DMA(Direct Memory Access)とはパソコン内部でのデータ転送方式となります。
CPUを介さずに周辺機器やメインメモリなと、直接(Direct)にデータ転送を行方式となり、攻撃の対象になる可能性があります。
Thunderbolt 4の「給電・充電能力:USB PD(USB Power delivery)」
Thunderbolt 4はUSB PD(USB Power delivery)に準拠しています。
USB Power DeliveryはUSBケーブルを利用した最大100Wまでの受給電を可能にするUSB電力拡張規格です。

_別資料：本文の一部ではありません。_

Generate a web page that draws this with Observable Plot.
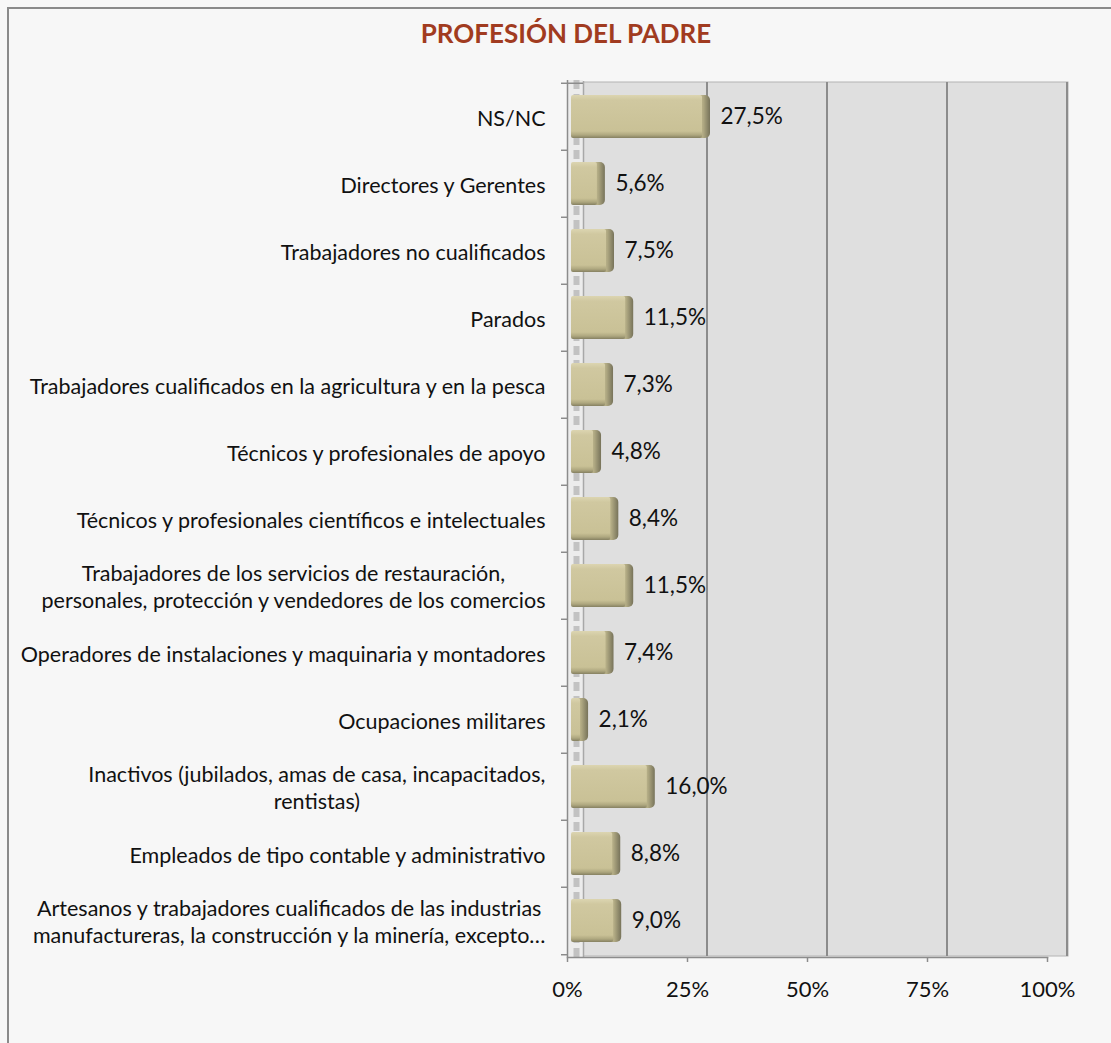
<!DOCTYPE html>
<html>
<head>
<meta charset="utf-8">
<script src="https://cdn.jsdelivr.net/npm/d3@7"></script>
<script src="https://cdn.jsdelivr.net/npm/@observablehq/plot@0.6"></script>
<style>
  html, body { margin: 0; padding: 0; background: #f7f7f7; overflow: hidden; }
  #wrap { position: relative; width: 1111px; height: 1043px; background: #f7f7f7; }
  #frame { position: absolute; left: 7px; top: 7px; width: 1200px; height: 1100px;
           border-left: 2px solid #8a8a8a; border-top: 2px solid #8a8a8a; box-sizing: border-box; }
  #title { position: absolute; left: 0; top: 17px; width: 1132px; text-align: center;
           font-family: Lato, "Open Sans", sans-serif; font-weight: bold; font-size: 26px; color: #a13b20; }
  #chart { position: absolute; left: 0; top: 60px; }
</style>
</head>
<body>
<div id="wrap">
  <div id="frame"></div>
  <div id="title">PROFESIÓN DEL PADRE</div>
  <div id="chart"></div>
</div>
<script>
const categories = [
  "NS/NC",
  "Directores y Gerentes",
  "Trabajadores no cualificados",
  "Parados",
  "Trabajadores cualificados en la agricultura y en la pesca",
  "Técnicos y profesionales de apoyo",
  "Técnicos y profesionales científicos e intelectuales",
  "Trabajadores de los servicios de restauración,\npersonales, protección y vendedores de los comercios",
  "Operadores de instalaciones y maquinaria y montadores",
  "Ocupaciones militares",
  "Inactivos (jubilados, amas de casa, incapacitados,\nrentistas)",
  "Empleados de tipo contable y administrativo",
  "Artesanos y trabajadores cualificados de las industrias\nmanufactureras, la construcción y la minería, excepto…"
];
const values = [27.5, 5.6, 7.5, 11.5, 7.3, 4.8, 8.4, 11.5, 7.4, 2.1, 16.0, 8.8, 9.0];
const xTicks = [0, 25, 50, 75, 100];
const gridTicks = [25, 50, 75, 100];

const data = categories.map((c, i) => ({cat: c, value: values[i]}));
const fmt = v => v.toFixed(1).replace(".", ",") + "%";

const W = 1111, H = 983, mt = 20, mb = 86;
const step = (H - mt - mb) / categories.length;
const last = categories[categories.length - 1];

const svg = Plot.plot({
  width: W,
  height: H,
  marginLeft: 567,
  marginRight: 64,
  marginTop: mt,
  marginBottom: mb,
  style: {background: "transparent", fontFamily: "Lato, 'Open Sans', sans-serif", color: "#111"},
  x: {domain: [0, 100], label: null},
  y: {domain: categories, paddingInner: 0.36, paddingOuter: 0.18, label: null},
  marks: [
    // back wall
    Plot.rect([0], {x1: 0, x2: 100, insetLeft: 16, insetRight: -21, insetTop: 2, insetBottom: 1,
      fill: "#dfdfdf", stroke: "#b4b4b4", strokeWidth: 1}),
    // side floor strip
    Plot.rect([0], {x1: 0, x2: 0, insetRight: -16, insetTop: 0, fill: "#ececec"}),
    Plot.ruleX([0], {dx: 9, stroke: "#c2c2c2", strokeWidth: 6, strokeDasharray: "9,5"}),
    Plot.ruleX([0], {dx: 16, stroke: "#a8a8a8", strokeWidth: 1.5, insetTop: 1}),
    // gridlines on wall
    Plot.ruleX(gridTicks, {dx: 19.5, stroke: "#8c8c8c", strokeWidth: 2, insetTop: 2, insetBottom: 1}),
    // y axis line and boundary ticks
    Plot.ruleX([0], {stroke: "#8c8c8c", strokeWidth: 1.5}),
    Plot.ruleY([categories[0]], {x1: 0, x2: 0, insetLeft: -6, insetRight: -16, dy: -step / 2, stroke: "#8c8c8c", strokeWidth: 1.5}),
    Plot.ruleY(categories.slice(1), {x1: 0, x2: 0, insetLeft: -6, dy: -step / 2, stroke: "#8c8c8c", strokeWidth: 1.5}),
    Plot.ruleY([last], {x1: 0, x2: 0, insetLeft: -6, dy: step / 2, stroke: "#8c8c8c", strokeWidth: 1.5}),
    // bottom axis line
    Plot.frame({anchor: "bottom", stroke: "#8c8c8c", strokeWidth: 1.5}),
    // bar side cap (3D)
    Plot.barX(data, {x1: "value", x2: "value", y: "cat", insetLeft: -7, insetRight: -7, dx: 4,
      fill: "url(#barSide)", rx: 5}),
    // bar face
    Plot.barX(data, {x1: 0, x2: "value", y: "cat", dx: 4, insetRight: 1, fill: "url(#barFace)", rx: 2}),
    // value labels
    Plot.text(data, {x: "value", y: "cat", text: d => fmt(d.value), dx: 21, textAnchor: "start",
      fontSize: 22.5, fill: "#111"}),
    // axes
    Plot.axisX(xTicks, {tickFormat: d => d + "%", tickSize: 5, tickPadding: 19, fontSize: 22,
      stroke: "#8c8c8c", strokeWidth: 1.5, fill: "#111", label: null}),
    Plot.axisY({tickSize: 0, tickPadding: 22, fontSize: 21.5, lineHeight: 1.26, lineWidth: Infinity,
      fill: "#111", dy: 0, label: null})
  ]
});

// gradient definitions for the bevelled bars
const ns = "http://www.w3.org/2000/svg";
const defs = document.createElementNS(ns, "defs");
defs.innerHTML = `
  <linearGradient id="barFace" x1="0" y1="0" x2="0" y2="1">
    <stop offset="0" stop-color="#dcd5b1"/>
    <stop offset="0.12" stop-color="#d0c8a0"/>
    <stop offset="0.84" stop-color="#c9c196"/>
    <stop offset="0.93" stop-color="#aea77f"/>
    <stop offset="1" stop-color="#858061"/>
  </linearGradient>
  <linearGradient id="barSide" x1="0" y1="0" x2="1" y2="0">
    <stop offset="0" stop-color="#cbc399"/>
    <stop offset="0.5" stop-color="#b2ab84"/>
    <stop offset="1" stop-color="#77735a"/>
  </linearGradient>`;
svg.insertBefore(defs, svg.firstChild);

document.getElementById("chart").appendChild(svg);

// center multi-line category labels relative to each other, keeping the block right-aligned
svg.querySelectorAll('g[aria-label="y-axis tick label"] text').forEach(t => {
  const spans = t.querySelectorAll("tspan");
  if (spans.length > 1) {
    const w = t.getBBox().width;
    t.setAttribute("text-anchor", "middle");
    spans.forEach(s => s.setAttribute("x", -w / 2));
  }
});
</script>
</body>
</html>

Thunderbolt 4は最大消費電力100W、電圧は20Vまでの電力供給が可能で、大電力を供給することができます。 100Wの電力供給能力があるため、タブレットやノートPCなどへの受給電が可能となっています。
100Wの電力供給能力があるため、タブレットやノートPCなどへの受給電が可能となっています。

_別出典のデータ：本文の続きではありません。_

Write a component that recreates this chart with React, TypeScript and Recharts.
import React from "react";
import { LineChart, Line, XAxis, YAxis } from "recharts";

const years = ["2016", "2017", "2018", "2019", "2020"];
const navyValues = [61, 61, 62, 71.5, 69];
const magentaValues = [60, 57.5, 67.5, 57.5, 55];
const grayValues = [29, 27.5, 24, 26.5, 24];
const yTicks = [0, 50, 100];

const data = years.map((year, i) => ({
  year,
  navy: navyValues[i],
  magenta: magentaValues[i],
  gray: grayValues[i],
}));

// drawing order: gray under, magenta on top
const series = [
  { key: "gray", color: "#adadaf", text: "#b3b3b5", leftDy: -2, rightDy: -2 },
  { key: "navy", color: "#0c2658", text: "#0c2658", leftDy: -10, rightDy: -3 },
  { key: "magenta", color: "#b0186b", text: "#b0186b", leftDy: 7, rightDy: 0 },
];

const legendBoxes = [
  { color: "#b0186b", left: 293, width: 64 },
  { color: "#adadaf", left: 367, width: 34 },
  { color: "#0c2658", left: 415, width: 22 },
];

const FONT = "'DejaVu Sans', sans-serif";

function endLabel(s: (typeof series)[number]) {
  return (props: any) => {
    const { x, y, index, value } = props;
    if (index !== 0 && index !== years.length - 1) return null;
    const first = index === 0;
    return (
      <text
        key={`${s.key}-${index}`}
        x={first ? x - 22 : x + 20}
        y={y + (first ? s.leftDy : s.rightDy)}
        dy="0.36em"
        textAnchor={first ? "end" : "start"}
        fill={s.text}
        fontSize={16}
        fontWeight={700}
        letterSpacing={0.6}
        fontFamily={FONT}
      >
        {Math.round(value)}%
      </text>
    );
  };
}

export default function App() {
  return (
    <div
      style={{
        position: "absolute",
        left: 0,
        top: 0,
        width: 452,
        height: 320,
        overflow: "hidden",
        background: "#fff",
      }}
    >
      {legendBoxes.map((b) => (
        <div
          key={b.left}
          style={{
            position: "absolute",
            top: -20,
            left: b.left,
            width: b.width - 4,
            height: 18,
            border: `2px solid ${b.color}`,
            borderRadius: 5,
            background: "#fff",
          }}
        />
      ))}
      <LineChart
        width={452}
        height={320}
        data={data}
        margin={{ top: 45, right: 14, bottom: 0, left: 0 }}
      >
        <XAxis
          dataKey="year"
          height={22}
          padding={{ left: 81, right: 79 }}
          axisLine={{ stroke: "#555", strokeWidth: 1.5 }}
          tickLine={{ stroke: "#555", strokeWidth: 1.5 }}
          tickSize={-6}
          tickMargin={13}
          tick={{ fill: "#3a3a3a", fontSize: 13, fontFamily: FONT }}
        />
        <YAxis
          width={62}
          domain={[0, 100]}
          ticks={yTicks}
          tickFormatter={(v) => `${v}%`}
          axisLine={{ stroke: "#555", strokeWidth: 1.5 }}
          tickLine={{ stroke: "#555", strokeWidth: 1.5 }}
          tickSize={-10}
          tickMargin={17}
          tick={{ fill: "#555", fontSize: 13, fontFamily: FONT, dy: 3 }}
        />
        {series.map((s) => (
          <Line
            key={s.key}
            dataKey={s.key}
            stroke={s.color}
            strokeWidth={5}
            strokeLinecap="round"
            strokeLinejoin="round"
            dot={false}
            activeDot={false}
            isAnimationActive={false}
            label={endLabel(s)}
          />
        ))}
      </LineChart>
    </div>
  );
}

Thunderbolt 4の特長「データの転送速度」
Thunderbolt 4のデータ最大転送速度は40GbpsでThunderbolt 3と差がありません。
ただし、PCI Express接続での転送速度が16Gbpsから32Gbpsとアップしています。
これにより、PCI Express接続の外付け機器で性能をさらに引き出せるようになりました。
Thunderbolt 4の特長「接続可能なデバイスの種類」
Thunderbolt 4端子にはThunderbolt 4対応デバイス以外にThunderbolt 3やUSB 3.1やUSB4対応のデバイスを接続することが可能となっています。
カテゴリ別に接続可能なデバイスを紹介します。
外部モニター(ディスプレイ)
4K(3,840×2,160ピクセル)までのモニターを2台まで、もしくは8K(7,680×4,320ピクセル)のモニターを1台接続することが可能です。
ストレージ
外付けのSSDやハードディスクが利用可能で、40Gbpsのデータ転送速度を活かして高速な内蔵SSDドライブに匹敵するパフォーマンスを得ることが可能です。
ネットワーク機器
ネットワークアダプターを介してネットワーク機器に接続できます。
また、2台のPC同士を接続してデータ転送をすることが可能です。
まとめ
Thunderboltの規格について、特にThunderbolt 4について詳しく紹介をしてきました。
ノートパソコンの電源などにも使われる例が多く、また、USB Type-Cのコネクタ形状をしているため、USBとの違いを知りたかった方もいるかもしれません。
Thunderboltは互換性が高く、高性能な規格であるため、今後ますます普及していくことが考えられます。
Thunderboltに関しての知識を持って、ノートパソコンや周辺機器選びに役立てるようにしましょう。